You can tell a teacher, a friend, a trusted adult or even your listener if you aren't comfortable with telling someone you know. Don't be afraid to tell someone, don't let those bullies push you around. Stay Strong~
Just have an open and honest conversation with someone you trust, a close friend or even your parents. They'll understand you and make their best to help you
From my experience, if you feel that someone is affecting your quality of life in a negative way without your consent, you are being bullied.
To confront a bully requires courage. More than courage there is something called self respect. Unless we respect ourselves, the bully is going to take advantage of us. We must step up for ourselves. I was a victim of online bullying from one of my classmates. I was tired of this shit. So after a week I confronted him and told him clearly what he is doing is not right and it hurts me. Still he continued. So I approached the management and authorities. He was put to do time and it solved all the problems. Others who were aiding him started to show respect towards me. Be confident in yourself
Anonymous
October 10th, 2016 5:56pm
There is not set way to go about this, but ensure it is with someone who you are comfortable with talking to. This could be a teacher, friend or a family member. Tell them that it is important what you are going to tell them and they should take your problem seriously. It's okay if you perhaps feel anxious about telling other people, but many people will take bullying seriously and help you however they can.

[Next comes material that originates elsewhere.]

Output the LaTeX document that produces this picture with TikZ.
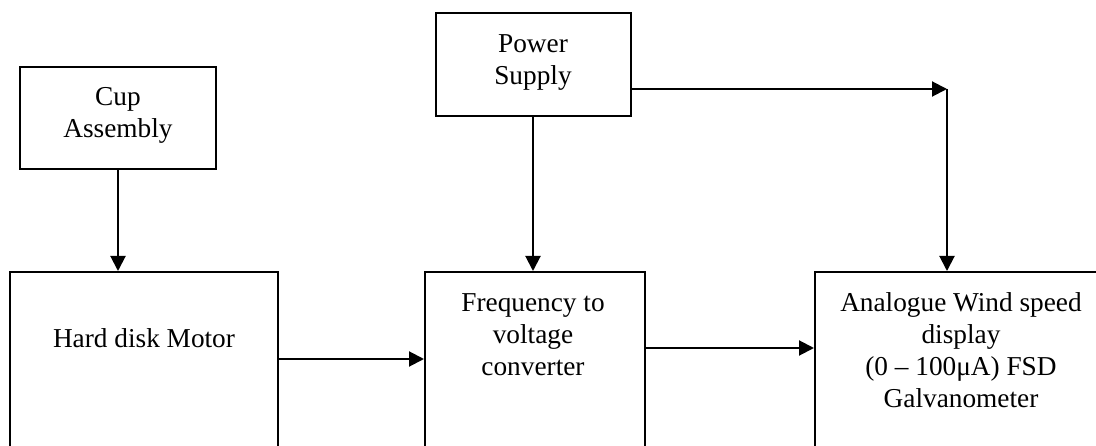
\documentclass[tikz,border=0pt]{standalone}
\usepackage{fontspec}
\setmainfont{Liberation Serif}
\usepackage{tikz}
\usetikzlibrary{calc,arrows.meta}

\begin{document}
\begin{tikzpicture}[x=1pt, y=-1pt, >={Triangle[length=15pt,width=15pt]},
    blk/.style={draw, line width=2pt, inner sep=0pt},
    txt/.style={align=center, inner sep=0pt, font=\fontsize{27.3}{32}\selectfont},
    link/.style={->, line width=2pt}]
  \useasboundingbox (0,0) rectangle (1096,446);
  \begin{scope}
  \clip (0,0) rectangle (1096,446);
  % Blocks
  \node[blk, minimum width=196pt, minimum height=102pt] (cup) at (118,118) {};
  \node[blk, minimum width=195pt, minimum height=103pt] (power) at (533,64.5) {};
  \node[blk, minimum width=268pt, minimum height=248pt] (hdm) at (144,396) {};
  \node[blk, minimum width=220pt, minimum height=248pt] (fvc) at (535,396) {};
  \node[blk, minimum width=300pt, minimum height=248pt] (disp) at (965,396) {};

  % Texts
  \node[txt] (cuptxt) at (118,115.5) {Cup\\Assembly};
  \node[txt] (powertxt) at (533,63) {Power\\Supply};
  \node[txt] (hdmtxt) at (144,338) {Hard disk Motor};
  \node[txt] (fvctxt) at (533,335) {Frequency to\\voltage\\converter};
  \node[txt] (disptxt) at (961,350) {Analogue Wind speed\\display\\(0 -- 100μA) FSD\\Galvanometer};

  % Links
  \coordinate (corner) at (947,89);
  \coordinate (m1) at (0,359);
  \coordinate (m2) at (0,348);
  \draw[link] (cup.south) -- (cup.south |- hdm.north);
  \draw[link] (power.south) -- (power.south |- fvc.north);
  \draw[link] (power.east |- corner) -- (corner);
  \draw[link] (corner) -- (corner |- disp.north);
  \draw[link] (hdm.east |- m1) -- (fvc.west |- m1);
  \draw[link] (fvc.east |- m2) -- (disp.west |- m2);
  \end{scope}
\end{tikzpicture}
\end{document}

Firstly tell it yourself , then ask for help from your friends , teacher , parents , learn to react to those people and dont let them take advantage.
Anonymous
December 29th, 2020 9:50pm
First, you must know that you are not alone. Being the victim of a bully may feel isolating. However, there are people closer than you think who can relate to how you feeling. Try your best to look for those people. In the mean time, there are people who CAN and WILL help you. There is a teacher, a counselor, a friend, a family member, someone you can talk to and someone who cares about you who will want to help you. Speak up, and don't be scared of a bully's empty threats. Threats only build your case against them. Remember hurt people, hurt people. You shouldn't feel pity for yourself. Instead feel pity for the bully.
Anonymous
June 28th, 2016 5:26pm
You can find someone you trust and ask them if they have a moment to talk then tell them what's going on.
You can tell people in many different ways. You can talk to a teacher, principal or staff member face to face, or you can also leave a anonymous note on their desk or in their mailbox.
Anonymous
January 11th, 2022 12:12am
I would just go right out and say it. " I am being bullied." I would also tell them how it makes you feel. It is ok to be vulnerable and to let people know how this affects you. This can help people think twice before putting other people down. There is no right way or wrong way of telling someone you are being bullied. Whatever and however you feel comfortable doing you should absolutely do it that way. Make sure to take care of your mental health and your feelings while expressing yourself. Good Luck!
It depends on the type of bulling if it's hurting you physically you can just show the brush if it's mental you can tell them how you fell the best person to share with is the inexpensive you feel safe with
Open up to someone you trust and explain to them what is happening. Tell them how you feel and explain that it really hurts. they can help you find who you need to talk to, to make it stop and they can support you through it
Get them in a deep conversation, and tell them calmly. Give all the details you can, so the person knows it's something you need help with, and not something you have to deal with yourself.
You can sit down with somebody you feel confident and tell them what is going on in your life and who had done it
Be honest! Talk to them when you are both alone or in a comfortable space and be open with them. They aren't going to judge you.
Communication is incredibly important in situations of bullying. I was on the receiving end of racial slurs when I was in my freshman year of high school, and I felt anxious about that situation. I struggled to tell others at first, fearing that I was overreacting. However, I told a friend, and she validated my emotions. The situation was resolved with an open conversation with the bullies. Keeping your support system informed about your emotional health is very important.
Anonymous
December 28th, 2014 1:46am
Telling someone that you are being bullied is the first step in improving the situation. It might be helpful to confide in a trusted friend, a teacher or a parent or guardian, they are the people who really want to help you and have your best interests at heart.
Anonymous
November 25th, 2014 1:28pm
I would speak to someone you trust, teacher, friend, family, relatives, preferably a teacher, you can write them a letter if you feel embarrassed to talk about it in person, explain to them that your being bullied.